Output a verbatim copy of the data, cut off after the line that contains "import plotly.graph_objects as go".

**Stored data:**
>> BEGIN
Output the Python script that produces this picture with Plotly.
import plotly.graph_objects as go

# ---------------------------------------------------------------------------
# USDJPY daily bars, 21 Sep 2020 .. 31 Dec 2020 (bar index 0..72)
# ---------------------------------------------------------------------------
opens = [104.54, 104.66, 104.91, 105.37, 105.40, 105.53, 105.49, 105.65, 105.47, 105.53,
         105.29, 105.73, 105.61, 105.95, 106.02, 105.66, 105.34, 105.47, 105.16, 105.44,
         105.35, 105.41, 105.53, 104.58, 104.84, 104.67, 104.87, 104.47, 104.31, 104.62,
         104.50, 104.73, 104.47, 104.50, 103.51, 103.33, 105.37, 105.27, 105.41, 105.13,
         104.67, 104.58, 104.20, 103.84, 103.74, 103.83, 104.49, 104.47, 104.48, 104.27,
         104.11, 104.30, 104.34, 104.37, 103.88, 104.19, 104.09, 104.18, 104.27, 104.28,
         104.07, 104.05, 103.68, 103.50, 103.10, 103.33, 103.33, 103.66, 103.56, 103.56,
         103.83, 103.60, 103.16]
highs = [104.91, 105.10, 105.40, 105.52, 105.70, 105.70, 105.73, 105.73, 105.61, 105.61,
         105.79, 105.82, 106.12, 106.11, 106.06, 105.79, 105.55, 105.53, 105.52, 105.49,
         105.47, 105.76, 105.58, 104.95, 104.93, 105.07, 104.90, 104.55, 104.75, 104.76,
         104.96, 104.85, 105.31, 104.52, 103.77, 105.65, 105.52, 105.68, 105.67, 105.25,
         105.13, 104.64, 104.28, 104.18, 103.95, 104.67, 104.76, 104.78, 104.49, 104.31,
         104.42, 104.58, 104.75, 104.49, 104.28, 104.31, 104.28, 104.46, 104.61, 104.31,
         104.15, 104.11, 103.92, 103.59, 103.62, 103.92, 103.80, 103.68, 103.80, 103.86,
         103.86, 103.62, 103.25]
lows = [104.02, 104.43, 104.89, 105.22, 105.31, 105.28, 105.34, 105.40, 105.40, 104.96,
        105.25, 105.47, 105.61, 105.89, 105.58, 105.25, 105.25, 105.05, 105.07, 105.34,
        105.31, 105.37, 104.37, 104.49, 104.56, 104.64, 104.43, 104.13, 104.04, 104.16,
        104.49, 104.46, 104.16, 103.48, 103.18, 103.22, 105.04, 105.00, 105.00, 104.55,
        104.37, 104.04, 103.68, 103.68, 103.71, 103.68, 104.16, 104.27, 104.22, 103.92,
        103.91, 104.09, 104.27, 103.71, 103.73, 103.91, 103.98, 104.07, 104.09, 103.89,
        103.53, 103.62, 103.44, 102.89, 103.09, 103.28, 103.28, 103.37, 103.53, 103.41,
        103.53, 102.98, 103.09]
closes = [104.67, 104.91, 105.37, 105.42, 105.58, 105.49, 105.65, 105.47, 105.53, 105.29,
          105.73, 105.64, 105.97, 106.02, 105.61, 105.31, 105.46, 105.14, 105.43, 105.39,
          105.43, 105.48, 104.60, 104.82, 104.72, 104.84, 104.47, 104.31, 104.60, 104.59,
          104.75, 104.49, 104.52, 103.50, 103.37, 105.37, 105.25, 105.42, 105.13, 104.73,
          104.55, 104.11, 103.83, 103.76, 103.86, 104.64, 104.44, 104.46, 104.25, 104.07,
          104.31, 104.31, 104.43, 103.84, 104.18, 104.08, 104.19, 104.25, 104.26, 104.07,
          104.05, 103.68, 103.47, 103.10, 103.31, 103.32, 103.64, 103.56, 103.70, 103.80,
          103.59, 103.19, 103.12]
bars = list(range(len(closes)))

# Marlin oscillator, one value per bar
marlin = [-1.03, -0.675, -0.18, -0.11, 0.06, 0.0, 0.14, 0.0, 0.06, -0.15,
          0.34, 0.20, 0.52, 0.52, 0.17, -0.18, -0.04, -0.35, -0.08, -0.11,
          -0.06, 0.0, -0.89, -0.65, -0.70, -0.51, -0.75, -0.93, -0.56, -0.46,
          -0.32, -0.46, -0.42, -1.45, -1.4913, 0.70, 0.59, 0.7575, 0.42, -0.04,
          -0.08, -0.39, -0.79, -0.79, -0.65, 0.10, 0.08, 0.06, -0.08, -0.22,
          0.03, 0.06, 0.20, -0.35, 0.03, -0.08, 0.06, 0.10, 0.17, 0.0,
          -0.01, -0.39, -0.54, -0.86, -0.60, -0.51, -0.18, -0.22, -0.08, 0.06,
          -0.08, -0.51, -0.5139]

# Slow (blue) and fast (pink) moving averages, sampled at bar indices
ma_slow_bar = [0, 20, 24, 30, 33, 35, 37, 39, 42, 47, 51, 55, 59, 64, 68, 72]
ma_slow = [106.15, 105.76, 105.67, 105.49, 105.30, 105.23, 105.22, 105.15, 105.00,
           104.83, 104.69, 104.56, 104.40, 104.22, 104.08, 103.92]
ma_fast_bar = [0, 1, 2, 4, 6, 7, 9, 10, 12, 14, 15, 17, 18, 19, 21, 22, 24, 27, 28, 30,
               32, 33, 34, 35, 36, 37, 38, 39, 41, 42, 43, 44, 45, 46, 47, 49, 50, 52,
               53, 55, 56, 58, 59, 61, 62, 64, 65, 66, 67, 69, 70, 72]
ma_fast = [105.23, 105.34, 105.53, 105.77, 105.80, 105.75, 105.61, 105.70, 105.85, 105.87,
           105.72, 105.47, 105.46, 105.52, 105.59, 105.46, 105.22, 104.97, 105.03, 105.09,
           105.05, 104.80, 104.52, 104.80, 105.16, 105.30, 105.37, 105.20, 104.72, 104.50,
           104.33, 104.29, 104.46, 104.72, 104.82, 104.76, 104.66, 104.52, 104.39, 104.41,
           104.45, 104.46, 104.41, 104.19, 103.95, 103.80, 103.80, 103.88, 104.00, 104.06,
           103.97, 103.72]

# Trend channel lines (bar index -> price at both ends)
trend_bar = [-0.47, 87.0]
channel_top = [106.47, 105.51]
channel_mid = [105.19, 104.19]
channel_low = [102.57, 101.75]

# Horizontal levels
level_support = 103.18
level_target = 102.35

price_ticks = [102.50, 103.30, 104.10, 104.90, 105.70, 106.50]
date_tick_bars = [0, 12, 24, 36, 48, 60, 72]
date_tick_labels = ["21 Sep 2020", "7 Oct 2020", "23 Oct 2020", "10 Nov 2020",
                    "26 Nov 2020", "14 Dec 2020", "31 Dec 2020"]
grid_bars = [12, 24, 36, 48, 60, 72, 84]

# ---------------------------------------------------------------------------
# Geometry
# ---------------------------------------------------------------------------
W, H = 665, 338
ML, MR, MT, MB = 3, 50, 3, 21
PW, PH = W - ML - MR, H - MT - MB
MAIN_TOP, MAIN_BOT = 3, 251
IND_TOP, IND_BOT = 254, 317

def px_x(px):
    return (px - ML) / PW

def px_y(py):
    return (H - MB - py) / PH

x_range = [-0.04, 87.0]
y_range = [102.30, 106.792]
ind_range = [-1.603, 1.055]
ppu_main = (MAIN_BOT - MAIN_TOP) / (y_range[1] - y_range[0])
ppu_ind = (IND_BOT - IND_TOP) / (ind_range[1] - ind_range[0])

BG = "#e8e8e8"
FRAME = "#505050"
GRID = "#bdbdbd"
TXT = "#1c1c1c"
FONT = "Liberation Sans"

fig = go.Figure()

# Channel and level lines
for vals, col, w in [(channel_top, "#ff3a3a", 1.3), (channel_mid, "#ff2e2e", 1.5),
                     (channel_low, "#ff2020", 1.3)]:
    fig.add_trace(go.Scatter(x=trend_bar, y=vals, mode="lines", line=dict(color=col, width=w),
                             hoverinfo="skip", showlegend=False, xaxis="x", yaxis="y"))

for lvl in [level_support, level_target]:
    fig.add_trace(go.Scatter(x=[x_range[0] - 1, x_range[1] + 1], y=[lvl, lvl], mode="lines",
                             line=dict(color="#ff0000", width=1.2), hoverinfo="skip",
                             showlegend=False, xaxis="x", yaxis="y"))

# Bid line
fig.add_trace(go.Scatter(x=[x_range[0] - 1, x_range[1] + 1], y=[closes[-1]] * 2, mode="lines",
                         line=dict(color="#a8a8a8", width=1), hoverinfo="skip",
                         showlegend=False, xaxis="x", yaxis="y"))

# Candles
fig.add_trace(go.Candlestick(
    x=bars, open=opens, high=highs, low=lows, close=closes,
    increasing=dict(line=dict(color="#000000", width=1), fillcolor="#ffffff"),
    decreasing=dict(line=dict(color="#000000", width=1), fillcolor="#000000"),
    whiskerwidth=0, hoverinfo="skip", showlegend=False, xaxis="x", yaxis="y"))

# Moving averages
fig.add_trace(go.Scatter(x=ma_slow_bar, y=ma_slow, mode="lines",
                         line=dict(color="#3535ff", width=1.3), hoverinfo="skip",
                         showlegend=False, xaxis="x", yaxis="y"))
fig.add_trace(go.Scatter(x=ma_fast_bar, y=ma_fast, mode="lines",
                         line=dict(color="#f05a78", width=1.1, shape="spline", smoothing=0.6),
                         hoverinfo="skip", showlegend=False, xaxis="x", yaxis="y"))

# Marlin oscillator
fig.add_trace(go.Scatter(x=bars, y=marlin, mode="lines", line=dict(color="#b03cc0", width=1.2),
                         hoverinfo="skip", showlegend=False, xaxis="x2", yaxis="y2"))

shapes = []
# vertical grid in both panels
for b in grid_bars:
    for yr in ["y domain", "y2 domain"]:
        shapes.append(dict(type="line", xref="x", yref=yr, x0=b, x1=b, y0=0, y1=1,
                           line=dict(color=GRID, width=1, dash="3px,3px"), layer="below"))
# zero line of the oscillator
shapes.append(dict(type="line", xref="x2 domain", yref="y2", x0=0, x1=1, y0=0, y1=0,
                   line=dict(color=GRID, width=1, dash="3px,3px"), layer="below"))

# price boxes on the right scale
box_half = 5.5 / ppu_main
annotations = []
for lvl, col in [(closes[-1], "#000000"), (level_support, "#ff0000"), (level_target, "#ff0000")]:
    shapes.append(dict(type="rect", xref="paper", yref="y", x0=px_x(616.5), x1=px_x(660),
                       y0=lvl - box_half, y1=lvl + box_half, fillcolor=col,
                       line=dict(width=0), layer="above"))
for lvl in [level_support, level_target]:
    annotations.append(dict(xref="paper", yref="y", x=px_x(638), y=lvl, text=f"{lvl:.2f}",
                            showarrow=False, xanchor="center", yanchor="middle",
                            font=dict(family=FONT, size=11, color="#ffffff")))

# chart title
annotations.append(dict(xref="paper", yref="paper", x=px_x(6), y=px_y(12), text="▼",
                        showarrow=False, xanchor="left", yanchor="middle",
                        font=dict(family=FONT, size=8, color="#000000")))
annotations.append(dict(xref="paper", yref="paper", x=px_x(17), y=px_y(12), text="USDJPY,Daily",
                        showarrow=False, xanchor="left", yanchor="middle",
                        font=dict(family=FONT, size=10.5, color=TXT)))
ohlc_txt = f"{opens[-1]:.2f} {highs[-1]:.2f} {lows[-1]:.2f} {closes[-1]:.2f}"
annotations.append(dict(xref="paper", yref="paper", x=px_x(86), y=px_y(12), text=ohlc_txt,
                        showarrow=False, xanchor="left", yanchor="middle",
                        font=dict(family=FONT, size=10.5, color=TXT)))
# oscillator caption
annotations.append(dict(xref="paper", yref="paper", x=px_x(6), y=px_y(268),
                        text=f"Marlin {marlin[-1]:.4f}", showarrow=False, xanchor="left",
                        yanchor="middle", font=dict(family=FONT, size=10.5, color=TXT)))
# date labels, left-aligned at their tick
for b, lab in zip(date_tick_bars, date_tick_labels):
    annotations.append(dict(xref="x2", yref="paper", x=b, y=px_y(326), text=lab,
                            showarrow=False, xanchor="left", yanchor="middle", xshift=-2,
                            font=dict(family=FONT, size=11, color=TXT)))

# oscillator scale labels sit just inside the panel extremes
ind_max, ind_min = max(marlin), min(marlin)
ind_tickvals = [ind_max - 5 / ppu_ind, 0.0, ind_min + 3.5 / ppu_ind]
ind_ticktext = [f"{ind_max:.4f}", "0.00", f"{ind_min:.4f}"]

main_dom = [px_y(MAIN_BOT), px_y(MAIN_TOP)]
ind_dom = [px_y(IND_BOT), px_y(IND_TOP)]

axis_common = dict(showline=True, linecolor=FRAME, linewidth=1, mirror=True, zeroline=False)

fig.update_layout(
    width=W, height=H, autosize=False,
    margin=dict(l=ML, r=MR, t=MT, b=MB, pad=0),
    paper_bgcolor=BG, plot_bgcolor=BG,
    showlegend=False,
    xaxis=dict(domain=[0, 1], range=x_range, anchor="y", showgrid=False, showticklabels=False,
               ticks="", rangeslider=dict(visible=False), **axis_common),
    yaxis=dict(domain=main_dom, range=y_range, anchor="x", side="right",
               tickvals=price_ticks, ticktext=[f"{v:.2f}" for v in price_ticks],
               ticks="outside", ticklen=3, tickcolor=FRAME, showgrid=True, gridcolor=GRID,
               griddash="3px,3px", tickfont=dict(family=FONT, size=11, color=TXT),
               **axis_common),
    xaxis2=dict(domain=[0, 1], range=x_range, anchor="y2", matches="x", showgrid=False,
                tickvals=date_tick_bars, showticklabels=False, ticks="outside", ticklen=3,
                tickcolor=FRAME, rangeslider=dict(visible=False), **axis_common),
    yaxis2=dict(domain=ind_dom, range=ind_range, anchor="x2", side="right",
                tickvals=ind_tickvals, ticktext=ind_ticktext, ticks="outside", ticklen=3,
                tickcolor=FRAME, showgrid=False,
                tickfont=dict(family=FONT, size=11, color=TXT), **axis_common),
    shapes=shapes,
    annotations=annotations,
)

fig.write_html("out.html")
>> END
**Exercise solution:**
Output the Python script that produces this picture with Plotly.
import plotly.graph_objects as go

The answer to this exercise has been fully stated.